Data records:

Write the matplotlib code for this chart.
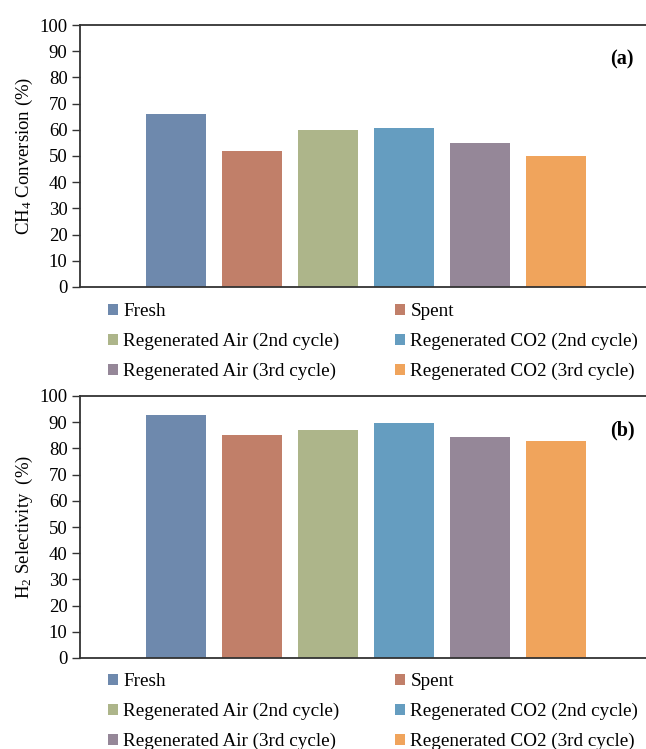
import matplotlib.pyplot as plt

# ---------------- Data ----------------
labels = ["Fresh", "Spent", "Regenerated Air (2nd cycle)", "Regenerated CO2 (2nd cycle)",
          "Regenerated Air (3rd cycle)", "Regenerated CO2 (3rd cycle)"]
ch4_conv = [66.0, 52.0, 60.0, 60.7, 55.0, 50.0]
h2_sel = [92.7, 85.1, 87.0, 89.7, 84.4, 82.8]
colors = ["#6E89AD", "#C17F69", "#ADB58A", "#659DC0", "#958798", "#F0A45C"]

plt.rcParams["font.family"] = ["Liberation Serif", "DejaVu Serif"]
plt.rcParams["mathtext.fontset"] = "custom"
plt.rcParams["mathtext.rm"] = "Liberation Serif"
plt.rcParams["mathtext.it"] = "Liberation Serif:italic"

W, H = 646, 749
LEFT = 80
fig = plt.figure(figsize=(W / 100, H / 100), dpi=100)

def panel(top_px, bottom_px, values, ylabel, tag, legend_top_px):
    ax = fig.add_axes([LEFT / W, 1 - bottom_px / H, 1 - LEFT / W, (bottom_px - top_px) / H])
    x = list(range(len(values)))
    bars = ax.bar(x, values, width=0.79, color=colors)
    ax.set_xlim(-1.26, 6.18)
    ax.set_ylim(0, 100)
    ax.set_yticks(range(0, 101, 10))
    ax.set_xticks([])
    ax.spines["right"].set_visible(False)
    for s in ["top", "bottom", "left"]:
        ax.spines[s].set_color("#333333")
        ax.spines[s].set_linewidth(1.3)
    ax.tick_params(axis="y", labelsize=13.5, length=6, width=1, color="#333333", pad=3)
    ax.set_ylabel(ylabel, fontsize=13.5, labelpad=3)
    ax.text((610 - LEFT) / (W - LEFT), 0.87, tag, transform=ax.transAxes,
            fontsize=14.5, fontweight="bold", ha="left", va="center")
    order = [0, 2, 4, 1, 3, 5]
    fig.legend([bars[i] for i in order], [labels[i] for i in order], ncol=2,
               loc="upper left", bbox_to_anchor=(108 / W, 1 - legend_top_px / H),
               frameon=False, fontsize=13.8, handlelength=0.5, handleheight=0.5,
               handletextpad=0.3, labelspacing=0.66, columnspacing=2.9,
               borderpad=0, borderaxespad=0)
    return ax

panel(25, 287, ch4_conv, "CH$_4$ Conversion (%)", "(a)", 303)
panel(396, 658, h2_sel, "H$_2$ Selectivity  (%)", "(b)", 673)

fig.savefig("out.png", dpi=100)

* * *

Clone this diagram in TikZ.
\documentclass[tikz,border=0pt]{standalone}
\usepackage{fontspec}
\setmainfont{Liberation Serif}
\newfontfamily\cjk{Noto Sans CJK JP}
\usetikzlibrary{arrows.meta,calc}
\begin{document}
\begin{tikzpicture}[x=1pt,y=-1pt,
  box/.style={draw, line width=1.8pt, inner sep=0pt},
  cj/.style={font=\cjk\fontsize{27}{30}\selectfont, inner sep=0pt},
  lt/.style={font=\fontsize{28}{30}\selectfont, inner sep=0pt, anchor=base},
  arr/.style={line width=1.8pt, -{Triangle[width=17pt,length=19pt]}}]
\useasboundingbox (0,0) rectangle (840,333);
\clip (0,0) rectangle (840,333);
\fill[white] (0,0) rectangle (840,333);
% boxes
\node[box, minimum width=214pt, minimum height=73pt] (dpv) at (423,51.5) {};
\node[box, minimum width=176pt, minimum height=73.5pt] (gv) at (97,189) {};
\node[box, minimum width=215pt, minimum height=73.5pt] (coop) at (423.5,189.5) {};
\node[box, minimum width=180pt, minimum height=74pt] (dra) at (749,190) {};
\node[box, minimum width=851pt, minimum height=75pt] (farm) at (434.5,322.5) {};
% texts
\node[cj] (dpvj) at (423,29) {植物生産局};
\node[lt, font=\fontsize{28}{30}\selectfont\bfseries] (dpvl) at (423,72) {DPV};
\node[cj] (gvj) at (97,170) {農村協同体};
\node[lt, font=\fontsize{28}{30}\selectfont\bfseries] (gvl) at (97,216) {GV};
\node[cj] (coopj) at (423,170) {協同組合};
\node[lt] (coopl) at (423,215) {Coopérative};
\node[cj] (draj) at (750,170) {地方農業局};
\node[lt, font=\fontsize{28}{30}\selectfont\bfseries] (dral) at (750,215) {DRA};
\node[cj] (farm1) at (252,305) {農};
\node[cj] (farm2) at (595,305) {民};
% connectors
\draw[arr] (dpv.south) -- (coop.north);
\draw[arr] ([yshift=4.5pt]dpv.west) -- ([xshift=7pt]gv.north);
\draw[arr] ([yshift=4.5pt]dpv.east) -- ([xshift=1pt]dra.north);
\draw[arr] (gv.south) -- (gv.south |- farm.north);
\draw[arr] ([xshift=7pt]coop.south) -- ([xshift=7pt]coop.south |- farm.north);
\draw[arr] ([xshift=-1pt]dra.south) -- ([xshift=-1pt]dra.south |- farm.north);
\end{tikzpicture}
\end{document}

What is required: Return the material from the line containing "Write the matplotlib code for this chart." through the line containing "import matplotlib.pyplot as plt", exactly and in full, but without its pictures.

Result of the exercise:
Write the matplotlib code for this chart.
import matplotlib.pyplot as plt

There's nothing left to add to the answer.